◆ DATA BLOCK:
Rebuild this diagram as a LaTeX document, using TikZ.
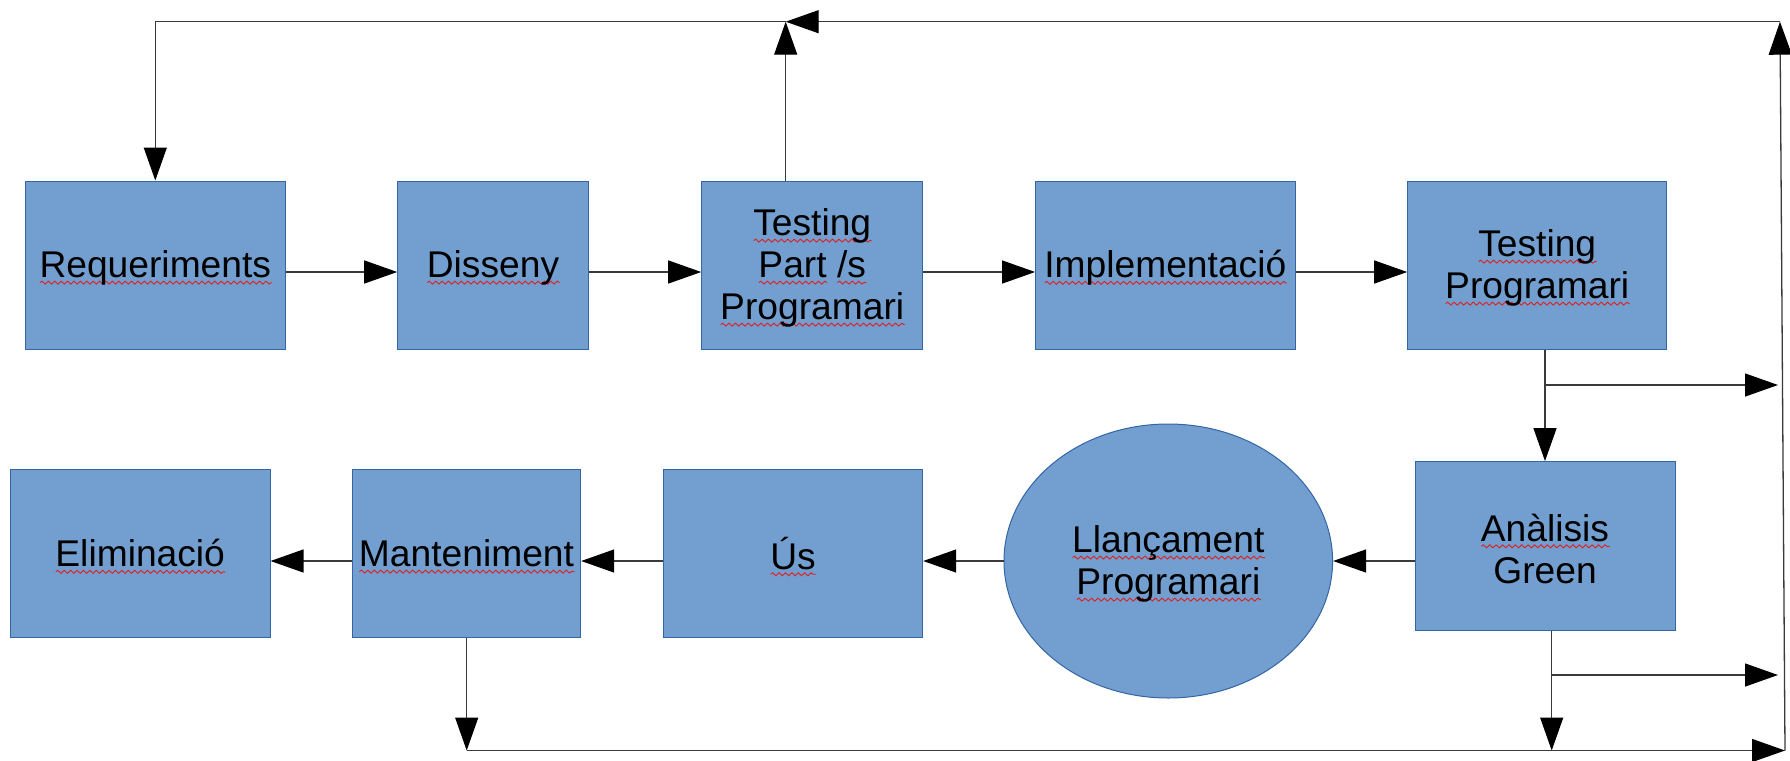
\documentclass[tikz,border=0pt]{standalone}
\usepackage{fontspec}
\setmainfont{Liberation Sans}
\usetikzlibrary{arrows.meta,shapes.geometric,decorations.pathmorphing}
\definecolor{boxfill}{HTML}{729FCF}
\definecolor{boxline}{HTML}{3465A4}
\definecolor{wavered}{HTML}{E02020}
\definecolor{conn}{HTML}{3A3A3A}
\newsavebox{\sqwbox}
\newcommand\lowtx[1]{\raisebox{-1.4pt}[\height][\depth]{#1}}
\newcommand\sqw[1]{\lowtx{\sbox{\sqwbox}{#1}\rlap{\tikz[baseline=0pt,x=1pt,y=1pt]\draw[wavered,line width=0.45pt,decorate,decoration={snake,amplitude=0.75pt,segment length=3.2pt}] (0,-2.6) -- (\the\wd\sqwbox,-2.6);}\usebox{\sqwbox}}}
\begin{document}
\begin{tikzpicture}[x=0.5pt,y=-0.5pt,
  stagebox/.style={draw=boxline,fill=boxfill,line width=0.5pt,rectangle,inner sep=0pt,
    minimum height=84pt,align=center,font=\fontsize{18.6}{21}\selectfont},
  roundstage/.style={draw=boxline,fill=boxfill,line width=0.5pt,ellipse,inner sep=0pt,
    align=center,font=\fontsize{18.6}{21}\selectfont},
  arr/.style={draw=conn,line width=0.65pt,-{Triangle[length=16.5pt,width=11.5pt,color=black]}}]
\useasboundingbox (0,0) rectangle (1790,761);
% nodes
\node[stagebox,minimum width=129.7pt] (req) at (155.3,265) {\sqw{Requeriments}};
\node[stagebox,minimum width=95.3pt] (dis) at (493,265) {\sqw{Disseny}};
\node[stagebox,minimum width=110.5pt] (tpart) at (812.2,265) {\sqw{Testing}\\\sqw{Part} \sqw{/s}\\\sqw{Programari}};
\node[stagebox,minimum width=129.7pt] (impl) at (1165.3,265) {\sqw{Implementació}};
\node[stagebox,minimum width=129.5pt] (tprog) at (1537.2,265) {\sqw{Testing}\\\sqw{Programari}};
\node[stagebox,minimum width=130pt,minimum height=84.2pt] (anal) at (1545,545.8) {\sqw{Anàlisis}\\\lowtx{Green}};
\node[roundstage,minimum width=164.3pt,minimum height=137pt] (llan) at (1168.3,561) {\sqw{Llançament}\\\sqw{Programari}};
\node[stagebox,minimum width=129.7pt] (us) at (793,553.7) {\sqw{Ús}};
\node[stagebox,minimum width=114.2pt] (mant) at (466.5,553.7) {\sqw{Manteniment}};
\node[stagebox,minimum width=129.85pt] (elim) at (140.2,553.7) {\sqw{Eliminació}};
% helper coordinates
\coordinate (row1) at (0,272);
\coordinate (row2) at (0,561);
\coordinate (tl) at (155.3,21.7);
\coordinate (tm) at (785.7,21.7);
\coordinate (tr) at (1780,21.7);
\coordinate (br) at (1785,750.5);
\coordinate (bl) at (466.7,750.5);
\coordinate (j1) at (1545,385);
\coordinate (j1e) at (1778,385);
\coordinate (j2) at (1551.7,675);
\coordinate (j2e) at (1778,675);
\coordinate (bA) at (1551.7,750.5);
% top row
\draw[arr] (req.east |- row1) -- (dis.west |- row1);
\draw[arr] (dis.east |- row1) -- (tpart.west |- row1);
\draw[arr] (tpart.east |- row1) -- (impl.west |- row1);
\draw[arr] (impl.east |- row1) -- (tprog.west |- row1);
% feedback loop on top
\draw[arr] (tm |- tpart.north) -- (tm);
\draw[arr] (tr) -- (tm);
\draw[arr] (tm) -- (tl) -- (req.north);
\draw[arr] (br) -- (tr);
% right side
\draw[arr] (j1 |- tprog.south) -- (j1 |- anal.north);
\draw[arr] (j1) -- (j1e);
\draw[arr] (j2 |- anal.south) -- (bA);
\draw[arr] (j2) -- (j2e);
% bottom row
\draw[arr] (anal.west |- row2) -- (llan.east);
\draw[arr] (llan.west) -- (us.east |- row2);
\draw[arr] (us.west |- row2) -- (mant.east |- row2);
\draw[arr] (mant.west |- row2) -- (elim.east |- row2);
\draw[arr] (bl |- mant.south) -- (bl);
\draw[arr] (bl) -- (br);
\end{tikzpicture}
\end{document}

◆ WRITTEN INSTRUCTION:
Keep the pictures out of the copy and write out the data exactly as it stands.

◆ EXERCISE RESULT:
Rebuild this diagram as a LaTeX document, using TikZ.
\documentclass[tikz,border=0pt]{standalone}
\usepackage{fontspec}
\setmainfont{Liberation Sans}
\usetikzlibrary{arrows.meta,shapes.geometric,decorations.pathmorphing}
\definecolor{boxfill}{HTML}{729FCF}
\definecolor{boxline}{HTML}{3465A4}
\definecolor{wavered}{HTML}{E02020}
\definecolor{conn}{HTML}{3A3A3A}
\newsavebox{\sqwbox}
\newcommand\lowtx[1]{\raisebox{-1.4pt}[\height][\depth]{#1}}
\newcommand\sqw[1]{\lowtx{\sbox{\sqwbox}{#1}\rlap{\tikz[baseline=0pt,x=1pt,y=1pt]\draw[wavered,line width=0.45pt,decorate,decoration={snake,amplitude=0.75pt,segment length=3.2pt}] (0,-2.6) -- (\the\wd\sqwbox,-2.6);}\usebox{\sqwbox}}}
\begin{document}
\begin{tikzpicture}[x=0.5pt,y=-0.5pt,
  stagebox/.style={draw=boxline,fill=boxfill,line width=0.5pt,rectangle,inner sep=0pt,
    minimum height=84pt,align=center,font=\fontsize{18.6}{21}\selectfont},
  roundstage/.style={draw=boxline,fill=boxfill,line width=0.5pt,ellipse,inner sep=0pt,
    align=center,font=\fontsize{18.6}{21}\selectfont},
  arr/.style={draw=conn,line width=0.65pt,-{Triangle[length=16.5pt,width=11.5pt,color=black]}}]
\useasboundingbox (0,0) rectangle (1790,761);
% nodes
\node[stagebox,minimum width=129.7pt] (req) at (155.3,265) {\sqw{Requeriments}};
\node[stagebox,minimum width=95.3pt] (dis) at (493,265) {\sqw{Disseny}};
\node[stagebox,minimum width=110.5pt] (tpart) at (812.2,265) {\sqw{Testing}\\\sqw{Part} \sqw{/s}\\\sqw{Programari}};
\node[stagebox,minimum width=129.7pt] (impl) at (1165.3,265) {\sqw{Implementació}};
\node[stagebox,minimum width=129.5pt] (tprog) at (1537.2,265) {\sqw{Testing}\\\sqw{Programari}};
\node[stagebox,minimum width=130pt,minimum height=84.2pt] (anal) at (1545,545.8) {\sqw{Anàlisis}\\\lowtx{Green}};
\node[roundstage,minimum width=164.3pt,minimum height=137pt] (llan) at (1168.3,561) {\sqw{Llançament}\\\sqw{Programari}};
\node[stagebox,minimum width=129.7pt] (us) at (793,553.7) {\sqw{Ús}};
\node[stagebox,minimum width=114.2pt] (mant) at (466.5,553.7) {\sqw{Manteniment}};
\node[stagebox,minimum width=129.85pt] (elim) at (140.2,553.7) {\sqw{Eliminació}};
% helper coordinates
\coordinate (row1) at (0,272);
\coordinate (row2) at (0,561);
\coordinate (tl) at (155.3,21.7);
\coordinate (tm) at (785.7,21.7);
\coordinate (tr) at (1780,21.7);
\coordinate (br) at (1785,750.5);
\coordinate (bl) at (466.7,750.5);
\coordinate (j1) at (1545,385);
\coordinate (j1e) at (1778,385);
\coordinate (j2) at (1551.7,675);
\coordinate (j2e) at (1778,675);
\coordinate (bA) at (1551.7,750.5);
% top row
\draw[arr] (req.east |- row1) -- (dis.west |- row1);
\draw[arr] (dis.east |- row1) -- (tpart.west |- row1);
\draw[arr] (tpart.east |- row1) -- (impl.west |- row1);
\draw[arr] (impl.east |- row1) -- (tprog.west |- row1);
% feedback loop on top
\draw[arr] (tm |- tpart.north) -- (tm);
\draw[arr] (tr) -- (tm);
\draw[arr] (tm) -- (tl) -- (req.north);
\draw[arr] (br) -- (tr);
% right side
\draw[arr] (j1 |- tprog.south) -- (j1 |- anal.north);
\draw[arr] (j1) -- (j1e);
\draw[arr] (j2 |- anal.south) -- (bA);
\draw[arr] (j2) -- (j2e);
% bottom row
\draw[arr] (anal.west |- row2) -- (llan.east);
\draw[arr] (llan.west) -- (us.east |- row2);
\draw[arr] (us.west |- row2) -- (mant.east |- row2);
\draw[arr] (mant.west |- row2) -- (elim.east |- row2);
\draw[arr] (bl |- mant.south) -- (bl);
\draw[arr] (bl) -- (br);
\end{tikzpicture}
\end{document}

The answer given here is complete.